Recently, social media went on meltdown status over the color of a dress. A Tumblr photo set off a barrage of comments over the viewer’s perception of the color. Was it white and gold, or black and blue?
(It was white and gold – and hideous)
Perception. This little haute couture sideshow made me think about perception and how much goes on without us actually “seeing” the real nature of things. What would be handy is the ability to perceive others around us for the true Asshats they are. More importantly, as all Asshats are not created equal, we are in need of a classification system to correctly identify the degree of Asshat-ish behavior anticipated from the Asshat before we engage.
As in the case of the dress, I propose a system of colors to signify the probable behavior and outcome of an interaction between you and the Asshat. The brighter your color, the bigger your Asshat. And let’s be honest, shall we. At one time or another, we’ve all donned an Asshat of some color. Let’s see where your Asshat fits:
- Coffee Colored: The entry level Asshat exhibits anti-social behavior in the morning hours before they have consumed sufficient levels of caffeine to carry out a civil conversation with another human being. They have coffee mugs that warn against contact until after their first cup and are physically incapable of stringing together three words without drooling, or breaking out into a Tourette’s fueled rant.
I wear this hat every morning and pull it’s fuzzy little Asshat earflaps down to shut the world out until my first cup.
- Bronze: Asshats of this rank are irritants.
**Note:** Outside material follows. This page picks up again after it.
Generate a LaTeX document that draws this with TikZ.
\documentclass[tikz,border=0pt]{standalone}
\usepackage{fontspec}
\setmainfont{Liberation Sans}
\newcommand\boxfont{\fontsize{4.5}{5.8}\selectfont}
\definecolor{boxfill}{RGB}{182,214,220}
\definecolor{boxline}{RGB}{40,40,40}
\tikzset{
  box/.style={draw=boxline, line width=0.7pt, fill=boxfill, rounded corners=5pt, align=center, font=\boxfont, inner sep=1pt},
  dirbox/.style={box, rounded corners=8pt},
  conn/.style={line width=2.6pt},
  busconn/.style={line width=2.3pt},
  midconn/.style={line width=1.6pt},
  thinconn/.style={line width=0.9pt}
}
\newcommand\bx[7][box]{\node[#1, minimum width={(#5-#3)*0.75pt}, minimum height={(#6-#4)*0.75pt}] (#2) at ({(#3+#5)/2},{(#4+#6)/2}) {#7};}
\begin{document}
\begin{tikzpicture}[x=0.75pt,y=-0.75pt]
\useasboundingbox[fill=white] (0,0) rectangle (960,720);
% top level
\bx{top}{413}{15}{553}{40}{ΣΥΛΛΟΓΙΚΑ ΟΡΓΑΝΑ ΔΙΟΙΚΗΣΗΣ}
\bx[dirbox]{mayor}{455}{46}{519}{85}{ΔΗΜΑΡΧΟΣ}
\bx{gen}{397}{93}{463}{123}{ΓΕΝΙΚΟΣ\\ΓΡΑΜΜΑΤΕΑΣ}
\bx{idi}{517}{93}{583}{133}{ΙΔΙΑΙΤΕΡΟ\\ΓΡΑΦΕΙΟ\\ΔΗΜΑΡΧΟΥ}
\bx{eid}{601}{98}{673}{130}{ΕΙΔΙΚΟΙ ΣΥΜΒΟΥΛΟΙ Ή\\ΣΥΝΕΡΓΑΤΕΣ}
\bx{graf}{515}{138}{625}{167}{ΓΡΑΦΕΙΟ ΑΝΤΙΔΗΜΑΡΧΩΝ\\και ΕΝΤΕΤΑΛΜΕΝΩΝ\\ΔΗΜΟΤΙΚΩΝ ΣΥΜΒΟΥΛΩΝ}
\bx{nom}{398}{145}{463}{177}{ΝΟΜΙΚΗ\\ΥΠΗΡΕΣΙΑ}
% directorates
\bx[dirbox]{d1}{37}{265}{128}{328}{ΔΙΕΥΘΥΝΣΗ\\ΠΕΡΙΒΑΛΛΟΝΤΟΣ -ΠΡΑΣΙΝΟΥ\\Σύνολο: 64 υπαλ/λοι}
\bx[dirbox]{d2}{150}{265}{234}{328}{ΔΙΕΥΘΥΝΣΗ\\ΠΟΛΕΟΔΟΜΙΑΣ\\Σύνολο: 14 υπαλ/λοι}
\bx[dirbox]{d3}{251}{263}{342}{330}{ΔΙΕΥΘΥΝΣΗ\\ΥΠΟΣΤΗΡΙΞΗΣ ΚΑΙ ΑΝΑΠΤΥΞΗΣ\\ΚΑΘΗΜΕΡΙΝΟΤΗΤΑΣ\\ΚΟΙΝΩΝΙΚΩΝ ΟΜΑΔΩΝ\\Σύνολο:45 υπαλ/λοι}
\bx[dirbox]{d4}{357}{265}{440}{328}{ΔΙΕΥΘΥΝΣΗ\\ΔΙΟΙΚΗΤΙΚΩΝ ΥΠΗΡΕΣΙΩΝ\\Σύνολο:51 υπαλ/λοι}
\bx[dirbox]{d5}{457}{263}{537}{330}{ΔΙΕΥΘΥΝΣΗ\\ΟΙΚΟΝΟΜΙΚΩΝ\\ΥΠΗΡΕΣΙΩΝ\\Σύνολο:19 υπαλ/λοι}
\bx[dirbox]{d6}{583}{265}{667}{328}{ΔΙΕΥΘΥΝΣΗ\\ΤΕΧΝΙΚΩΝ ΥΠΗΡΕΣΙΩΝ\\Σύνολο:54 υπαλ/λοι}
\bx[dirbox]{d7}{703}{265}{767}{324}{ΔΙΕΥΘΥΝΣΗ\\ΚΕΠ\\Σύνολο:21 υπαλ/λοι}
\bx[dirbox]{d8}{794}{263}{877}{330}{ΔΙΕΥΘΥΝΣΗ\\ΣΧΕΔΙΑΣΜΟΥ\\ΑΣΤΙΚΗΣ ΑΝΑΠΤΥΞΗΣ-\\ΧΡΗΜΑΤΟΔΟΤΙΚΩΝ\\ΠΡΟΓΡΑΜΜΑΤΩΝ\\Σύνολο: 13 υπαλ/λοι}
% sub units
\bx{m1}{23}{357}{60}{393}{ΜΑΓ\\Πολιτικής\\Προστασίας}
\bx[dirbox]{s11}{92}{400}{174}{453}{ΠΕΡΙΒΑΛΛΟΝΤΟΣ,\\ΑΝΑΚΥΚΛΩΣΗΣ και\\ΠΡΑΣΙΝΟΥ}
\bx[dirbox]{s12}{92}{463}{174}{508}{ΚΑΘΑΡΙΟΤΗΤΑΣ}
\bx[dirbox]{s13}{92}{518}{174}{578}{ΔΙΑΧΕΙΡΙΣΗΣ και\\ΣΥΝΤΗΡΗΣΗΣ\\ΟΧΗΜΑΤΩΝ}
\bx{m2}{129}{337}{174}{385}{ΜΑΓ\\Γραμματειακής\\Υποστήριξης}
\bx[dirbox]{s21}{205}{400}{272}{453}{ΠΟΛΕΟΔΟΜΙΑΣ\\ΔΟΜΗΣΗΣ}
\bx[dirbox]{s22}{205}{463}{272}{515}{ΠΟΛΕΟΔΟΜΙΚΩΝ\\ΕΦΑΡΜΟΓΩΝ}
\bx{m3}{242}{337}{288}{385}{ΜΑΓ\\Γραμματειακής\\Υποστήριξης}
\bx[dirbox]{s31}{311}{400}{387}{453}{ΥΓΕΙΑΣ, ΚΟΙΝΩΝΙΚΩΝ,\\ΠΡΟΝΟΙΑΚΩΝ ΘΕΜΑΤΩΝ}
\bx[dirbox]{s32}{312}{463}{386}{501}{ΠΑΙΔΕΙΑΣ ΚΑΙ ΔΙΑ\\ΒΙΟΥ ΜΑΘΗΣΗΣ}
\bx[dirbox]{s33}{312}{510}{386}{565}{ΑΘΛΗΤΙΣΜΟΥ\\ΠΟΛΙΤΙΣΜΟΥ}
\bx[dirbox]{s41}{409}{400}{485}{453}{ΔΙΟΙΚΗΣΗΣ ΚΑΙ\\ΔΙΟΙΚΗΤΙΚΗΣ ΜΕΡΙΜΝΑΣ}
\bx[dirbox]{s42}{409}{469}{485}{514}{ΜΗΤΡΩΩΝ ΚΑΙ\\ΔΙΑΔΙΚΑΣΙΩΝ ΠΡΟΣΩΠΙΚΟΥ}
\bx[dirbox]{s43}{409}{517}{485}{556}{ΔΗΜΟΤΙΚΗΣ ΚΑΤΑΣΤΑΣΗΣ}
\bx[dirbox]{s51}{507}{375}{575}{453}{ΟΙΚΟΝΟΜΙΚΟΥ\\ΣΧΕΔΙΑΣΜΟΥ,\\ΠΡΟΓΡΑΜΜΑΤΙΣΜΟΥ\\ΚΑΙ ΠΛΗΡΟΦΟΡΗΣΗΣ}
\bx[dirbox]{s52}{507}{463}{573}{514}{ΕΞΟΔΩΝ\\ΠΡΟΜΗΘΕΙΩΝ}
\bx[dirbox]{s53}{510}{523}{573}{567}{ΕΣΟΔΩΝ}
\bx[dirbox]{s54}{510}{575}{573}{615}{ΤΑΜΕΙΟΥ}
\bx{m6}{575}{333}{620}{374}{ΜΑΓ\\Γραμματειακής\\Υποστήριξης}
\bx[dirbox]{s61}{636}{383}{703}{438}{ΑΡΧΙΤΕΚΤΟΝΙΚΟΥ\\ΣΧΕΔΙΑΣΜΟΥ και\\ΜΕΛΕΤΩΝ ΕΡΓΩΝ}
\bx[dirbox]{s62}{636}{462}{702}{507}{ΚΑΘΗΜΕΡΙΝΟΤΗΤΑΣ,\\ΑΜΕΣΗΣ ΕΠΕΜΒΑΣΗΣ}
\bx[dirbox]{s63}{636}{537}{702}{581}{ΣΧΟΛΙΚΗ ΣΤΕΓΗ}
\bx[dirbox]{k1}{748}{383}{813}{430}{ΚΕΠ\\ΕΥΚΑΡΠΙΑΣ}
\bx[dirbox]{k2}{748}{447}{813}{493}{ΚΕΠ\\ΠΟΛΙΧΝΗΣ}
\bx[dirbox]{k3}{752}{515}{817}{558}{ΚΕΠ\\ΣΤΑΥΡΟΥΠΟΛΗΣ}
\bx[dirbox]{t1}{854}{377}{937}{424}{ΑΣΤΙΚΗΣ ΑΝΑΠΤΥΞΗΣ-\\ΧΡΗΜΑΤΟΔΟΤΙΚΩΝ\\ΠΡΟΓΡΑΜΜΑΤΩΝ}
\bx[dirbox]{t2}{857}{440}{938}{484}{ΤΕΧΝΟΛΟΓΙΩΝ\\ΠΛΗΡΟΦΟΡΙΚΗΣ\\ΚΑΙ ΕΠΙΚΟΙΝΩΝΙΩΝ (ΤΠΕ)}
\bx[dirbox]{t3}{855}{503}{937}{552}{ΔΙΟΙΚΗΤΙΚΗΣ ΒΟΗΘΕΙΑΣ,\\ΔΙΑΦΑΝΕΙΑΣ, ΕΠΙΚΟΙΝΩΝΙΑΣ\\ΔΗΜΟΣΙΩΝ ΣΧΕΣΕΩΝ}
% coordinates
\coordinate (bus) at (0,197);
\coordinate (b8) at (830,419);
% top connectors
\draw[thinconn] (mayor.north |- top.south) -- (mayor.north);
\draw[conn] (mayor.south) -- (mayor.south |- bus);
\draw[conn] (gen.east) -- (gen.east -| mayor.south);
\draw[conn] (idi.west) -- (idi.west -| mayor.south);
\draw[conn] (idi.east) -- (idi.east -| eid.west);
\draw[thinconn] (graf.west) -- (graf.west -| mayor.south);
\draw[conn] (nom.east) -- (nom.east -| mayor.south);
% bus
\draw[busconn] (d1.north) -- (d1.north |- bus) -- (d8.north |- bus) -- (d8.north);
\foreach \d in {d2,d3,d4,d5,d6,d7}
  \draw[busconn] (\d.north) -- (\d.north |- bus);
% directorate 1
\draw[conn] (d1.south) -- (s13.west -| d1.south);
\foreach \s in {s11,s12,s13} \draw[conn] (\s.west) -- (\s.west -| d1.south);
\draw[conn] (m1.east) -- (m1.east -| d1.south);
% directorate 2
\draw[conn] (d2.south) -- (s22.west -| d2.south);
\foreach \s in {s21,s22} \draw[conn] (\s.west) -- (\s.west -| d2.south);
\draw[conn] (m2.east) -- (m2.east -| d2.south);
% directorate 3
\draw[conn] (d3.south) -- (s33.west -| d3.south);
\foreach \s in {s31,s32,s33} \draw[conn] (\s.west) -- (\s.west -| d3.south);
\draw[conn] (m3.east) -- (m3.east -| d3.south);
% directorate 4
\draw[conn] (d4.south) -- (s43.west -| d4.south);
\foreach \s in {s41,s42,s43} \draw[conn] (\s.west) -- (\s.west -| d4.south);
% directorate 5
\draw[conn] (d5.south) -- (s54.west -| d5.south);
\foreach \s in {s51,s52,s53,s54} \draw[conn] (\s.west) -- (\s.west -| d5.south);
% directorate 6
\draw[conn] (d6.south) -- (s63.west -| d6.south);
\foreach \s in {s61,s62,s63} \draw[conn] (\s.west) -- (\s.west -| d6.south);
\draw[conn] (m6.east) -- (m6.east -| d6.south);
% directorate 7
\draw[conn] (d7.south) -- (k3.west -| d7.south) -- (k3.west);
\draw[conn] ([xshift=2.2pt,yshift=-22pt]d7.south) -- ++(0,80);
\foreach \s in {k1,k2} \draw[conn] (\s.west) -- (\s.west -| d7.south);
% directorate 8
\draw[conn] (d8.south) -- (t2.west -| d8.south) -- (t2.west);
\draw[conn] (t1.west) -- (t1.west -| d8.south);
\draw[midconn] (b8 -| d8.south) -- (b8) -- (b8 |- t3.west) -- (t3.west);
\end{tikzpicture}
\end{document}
They engage in behavior that irks me. These are the garbage truck drivers plowing through the neighborhood at four in the morning, who figure, if they’re awake, you should be too. Bronze Asshats are prone to wear backpack leaf blowers to make sure all their lawn clippings end up in your yard. The guy with the Christmas lights up in July — yeah, he wears a Bronze Asshat.
- Silver: It takes years of practice to earn this level of Asshat. You are the one who sends your kids to dig through my recycling bin for something to cash in for your dwindling beer fund. People see the Silver Asshat coming and cringe at the anticipated retelling of the high school catch of the game. Other Silver traits include taking up two parking spaces with your 1986 Fiero. You are the Kayne West of Asshats.
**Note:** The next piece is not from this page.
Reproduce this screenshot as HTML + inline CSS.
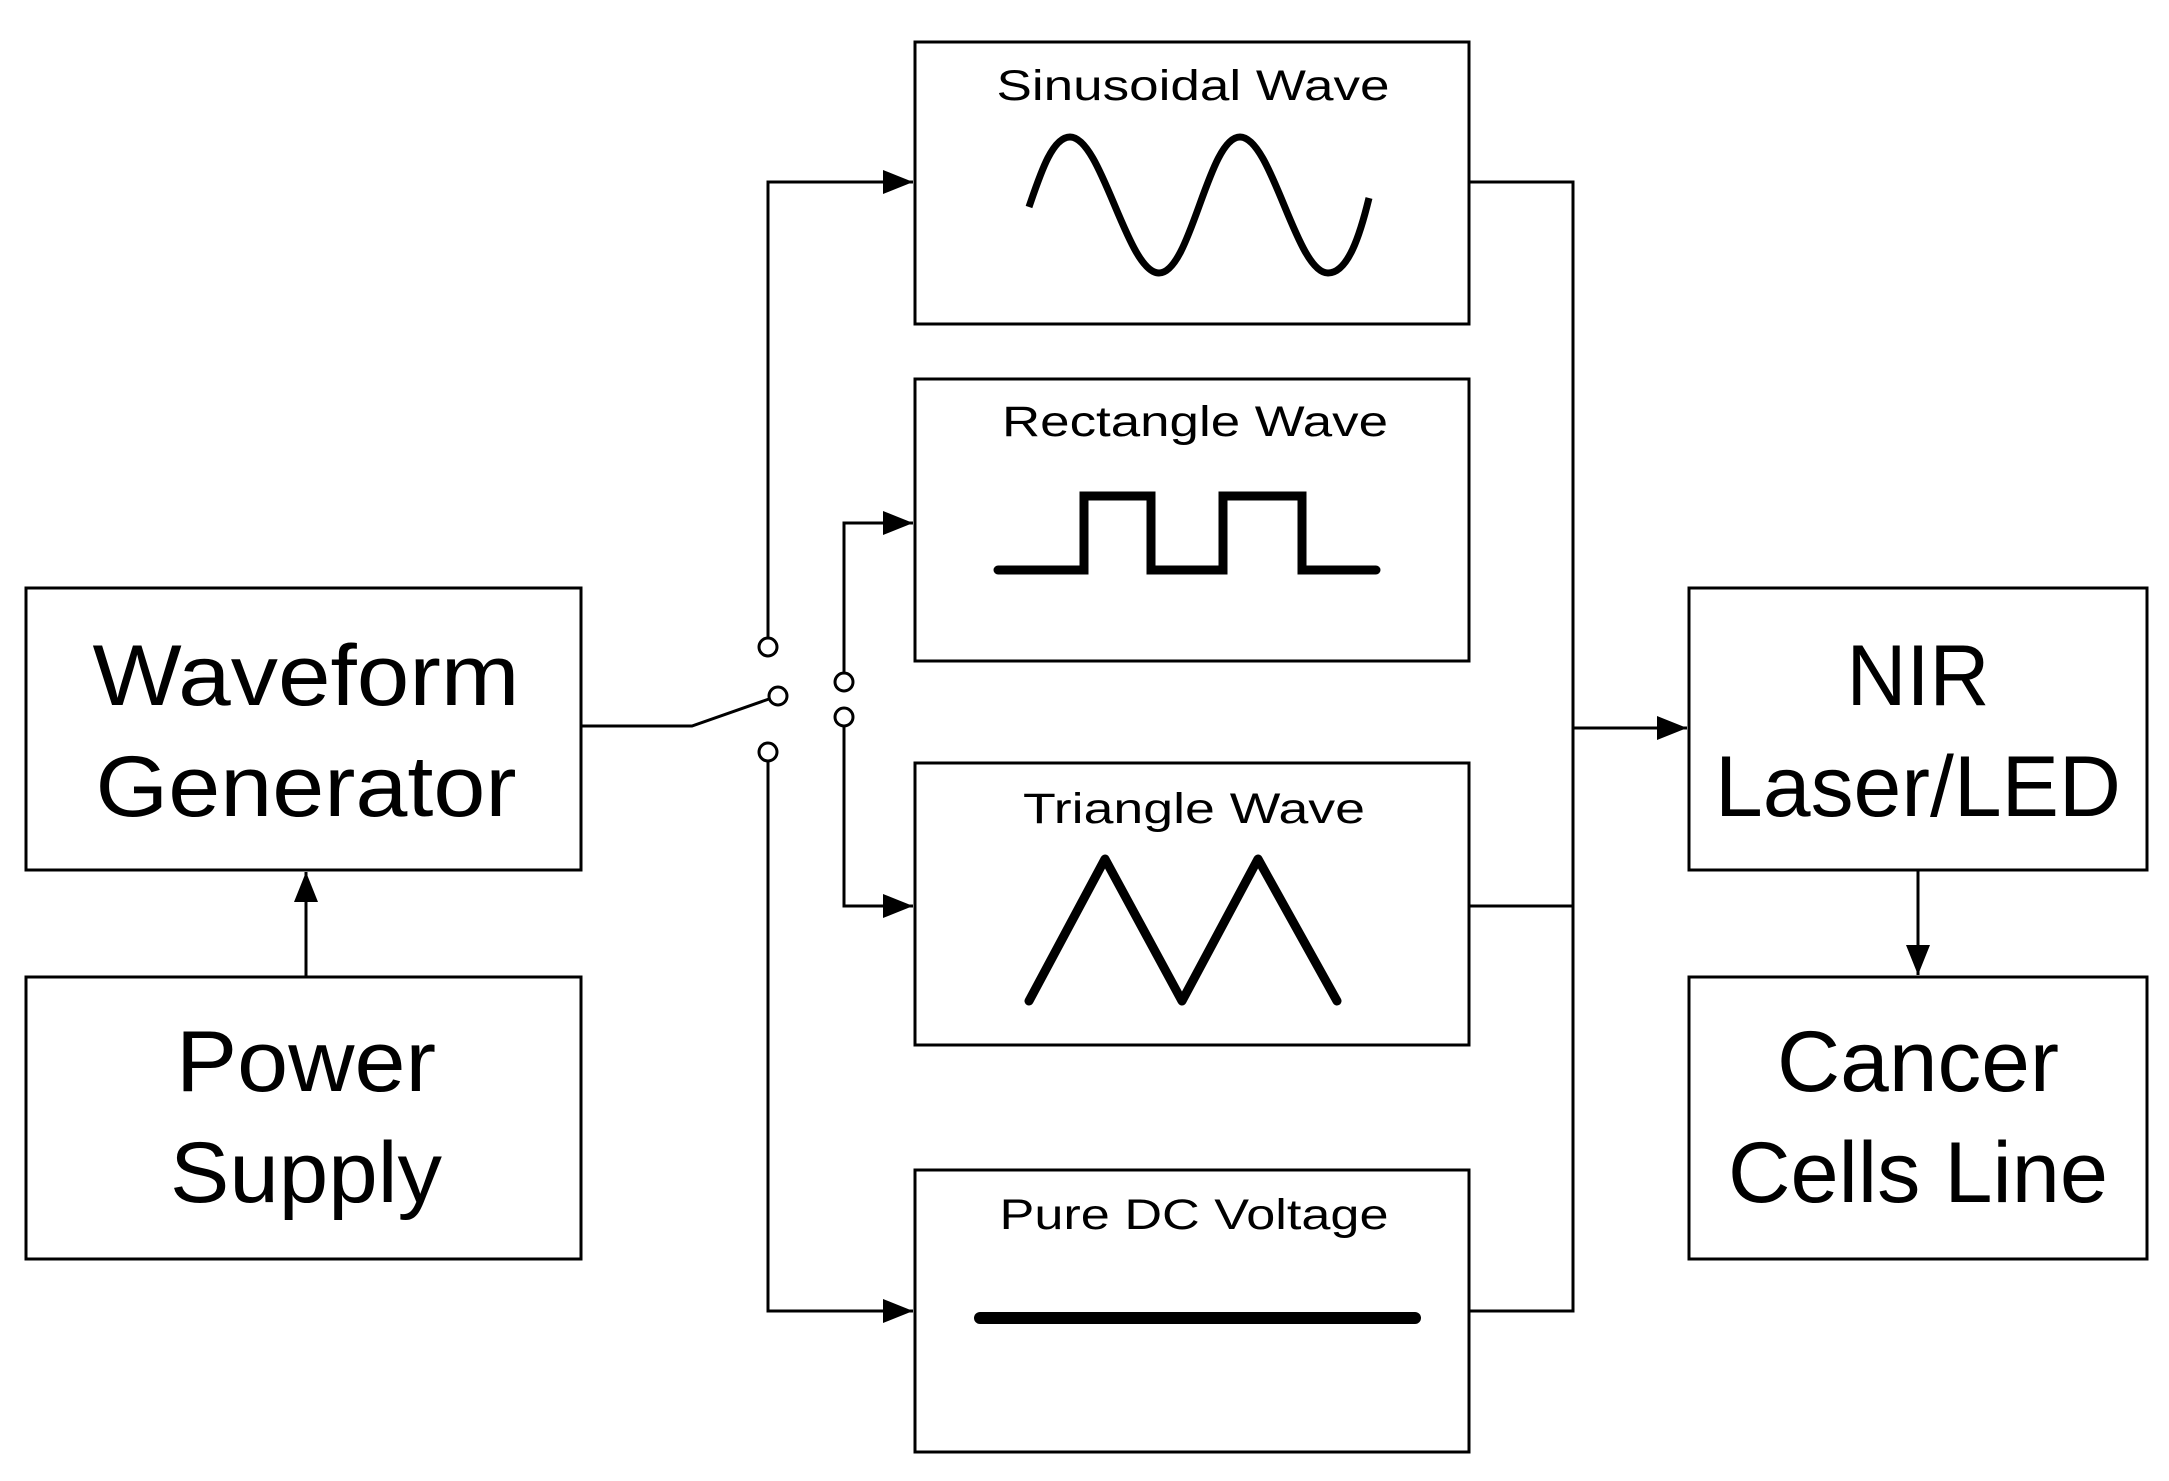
<!DOCTYPE html>
<html><head><meta charset="utf-8"><style>html,body{margin:0;padding:0;background:#fff}svg{display:block}</style></head>
<body>
<svg width="2169" height="1481" viewBox="0 0 2169 1481" xmlns="http://www.w3.org/2000/svg">
<defs>
<marker id="b" viewBox="0 0 10 8" refX="10" refY="4" markerWidth="40" markerHeight="24" orient="auto" markerUnits="userSpaceOnUse"><path d="M0,0 L10,4 L0,8 Z" fill="#000"/></marker></defs>
<g fill="none" stroke="#000" stroke-width="3">
<rect x="26" y="588" width="555" height="282"/>
<rect x="26" y="977" width="555" height="282"/>
<rect x="1689" y="588" width="458" height="282"/>
<rect x="1689" y="977" width="458" height="282"/>
<rect x="915" y="42" width="554" height="282"/>
<rect x="915" y="379" width="554" height="282"/>
<rect x="915" y="763" width="554" height="282"/>
<rect x="915" y="1170" width="554" height="282"/>
<polyline points="581,726 692,726 769,699"/>
<circle cx="778" cy="696" r="9"/>
<circle cx="768" cy="647" r="9"/>
<circle cx="768" cy="752" r="9"/>
<circle cx="844" cy="682" r="9"/>
<circle cx="844" cy="717" r="9"/>
<polyline points="768,638 768,182 913,182" marker-end="url(#b)"/>
<polyline points="768,761 768,1311 913,1311" marker-end="url(#b)"/>
<polyline points="844,673 844,523 913,523" marker-end="url(#b)"/>
<polyline points="844,726 844,906 913,906" marker-end="url(#b)"/>
<polyline points="1469,182 1573,182 1573,1311 1469,1311"/>
<line x1="1469" y1="906" x2="1573" y2="906"/>
<line x1="1573" y1="728" x2="1687" y2="728" marker-end="url(#b)"/>
<line x1="306" y1="977" x2="306" y2="872" marker-end="url(#b)"/>
<line x1="1918" y1="870" x2="1918" y2="975" marker-end="url(#b)"/>
<path stroke-width="7" d="M1029,207 C1040,175 1052,137 1070,137 C1102,137 1127,273 1159,273 C1191,273 1208,137 1240,137 C1272,137 1296,273 1328,273 C1348,273 1360,235 1369,198"/>
<polyline stroke-width="9" stroke-linecap="round" stroke-linejoin="miter" points="998,570 1084,570 1084,496 1151,496 1151,570 1223,570 1223,496 1302,496 1302,570 1376,570"/>
<polyline stroke-width="9" stroke-linecap="round" stroke-linejoin="round" points="1029,1001 1105,859 1182,1001 1258,859 1337,1001"/>
<line x1="980" y1="1318" x2="1415" y2="1318" stroke-width="12" stroke-linecap="round"/>
</g>
<g font-family="'Liberation Sans', sans-serif" fill="#000" text-anchor="middle">
<g font-size="86">
<text x="306" y="705" textLength="427" lengthAdjust="spacingAndGlyphs">Waveform</text>
<text x="306" y="816" textLength="421" lengthAdjust="spacingAndGlyphs">Generator</text>
<text x="306" y="1091" textLength="260" lengthAdjust="spacingAndGlyphs">Power</text>
<text x="306" y="1202" textLength="272" lengthAdjust="spacingAndGlyphs">Supply</text>
<text x="1918" y="705" textLength="143" lengthAdjust="spacingAndGlyphs">NIR</text>
<text x="1918" y="816" textLength="406" lengthAdjust="spacingAndGlyphs">Laser/LED</text>
<text x="1918" y="1091" textLength="282" lengthAdjust="spacingAndGlyphs">Cancer</text>
<text x="1918" y="1202" textLength="380" lengthAdjust="spacingAndGlyphs">Cells Line</text>
</g>
<g font-size="43">
<text x="1193" y="100" textLength="393" lengthAdjust="spacingAndGlyphs">Sinusoidal Wave</text>
<text x="1195" y="436" textLength="386" lengthAdjust="spacingAndGlyphs">Rectangle Wave</text>
<text x="1194" y="823" textLength="342" lengthAdjust="spacingAndGlyphs">Triangle Wave</text>
<text x="1194" y="1229" textLength="389" lengthAdjust="spacingAndGlyphs">Pure DC Voltage</text>
</g>
</g>
</svg>
</body></html>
- Gold: The advanced Asshat traits that earn a Golden Asshat are pretending you didn’t see your dog poop on my lawn, using a handicapped parking space because, “you’ll just be a minute,” using the words “excuse me,” when you really mean “get the hell out of my way,” and walking around with a Bluetooth device jammed in your ear like your waiting for a transmission from the Matrix, or a nuclear launch command — because you are that important. Hipsters wore Gold Asshats before it was cool.
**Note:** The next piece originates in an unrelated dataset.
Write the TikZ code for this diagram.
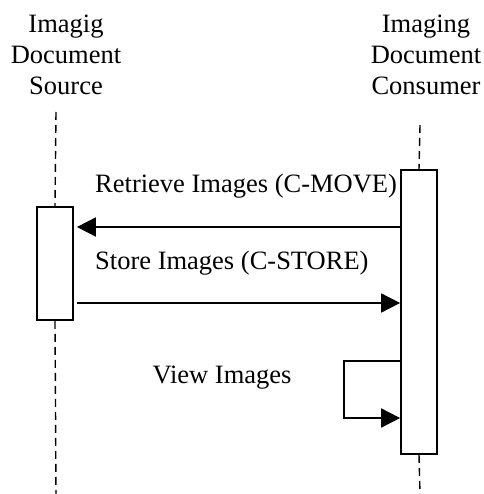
\documentclass[tikz,border=0pt]{standalone}
\usepackage{fontspec}
\setmainfont{Liberation Serif}
\usetikzlibrary{arrows.meta, positioning}

\begin{document}
\begin{tikzpicture}[
    x=1pt, y=-1pt,
    font=\fontsize{26.5}{31}\selectfont,
    actor/.style={align=center, inner sep=0pt, anchor=north},
    act/.style={rectangle, draw, line width=1.7pt, fill=white, minimum width=36pt, inner sep=0pt},
    life/.style={draw, line width=1.4pt, dash pattern=on 8pt off 5pt},
    msg/.style={draw, line width=1.7pt, -{Triangle[length=19pt, width=19pt]}},
    lbl/.style={inner sep=0pt}
]
    \useasboundingbox (0,0) rectangle (483,494);

    % lifeline heads
    \node [actor] (src) at (66,15) {Imagig\\Document\\Source};
    \node [actor] (con) at (426,15) {Imaging\\Document\\Consumer};

    % activations
    \node [act, minimum height=113pt] (srcbox) at (55,263.5) {};
    \node [act, minimum height=284pt] (conbox) at (419,312) {};

    \coordinate (srctop) at (56,112);
    \coordinate (srcend) at (56,494);
    \coordinate (contop) at (420,125);
    \coordinate (conend) at (420,494);

    \path [life] (srctop) -- (srcbox.north);
    \path [life] (srcbox.south) -- (srcend);
    \path [life] (contop) -- (conbox.north);
    \path [life] (conbox.south) -- (conend);

    % messages
    \coordinate (mv) at (0,227);
    \coordinate (st) at (0,303);
    \coordinate (vwa) at (344,361);
    \coordinate (vwb) at (344,418);

    \path [msg] (conbox.west |- mv) -- ([xshift=3pt]srcbox.east |- mv);
    \path [msg] ([xshift=3pt]srcbox.east |- st) -- (conbox.west |- st);
    \path [msg] (conbox.west |- vwa) -- (vwa) -- (vwb) -- (conbox.west |- vwb);

    \node [lbl, anchor=west] (mvlbl) at (95,186) {Retrieve Images (C-MOVE)};
    \node [lbl, anchor=west] (stlbl) at (95,263) {Store Images (C-STORE)};
    \node [lbl] (vwlbl) at (222,378) {View Images};
\end{tikzpicture}
\end{document}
- Platinum: In the rarified air of Asshatery, a few rise to the top through their devotion to selfishness, deceit, betrayal and leave a trail of broken promises. Politicians and terrorists who pontificate their world views to the rest of us earn their Platinum Asshat. Persistent telemarketers deserve this ranking. The individual who conceived of the novel synopsis wears a Platinum Asshat as does the driver who merges onto the freeway at 30 miles an hour.
Once you have attained the highest ranking, you may be awarded a Royal Douche Nozzle Cluster for continuing behavior unbecoming to humanity and overall mean-spirited conduct. You know who you are…
What color is your Asshat? And get off my lawn…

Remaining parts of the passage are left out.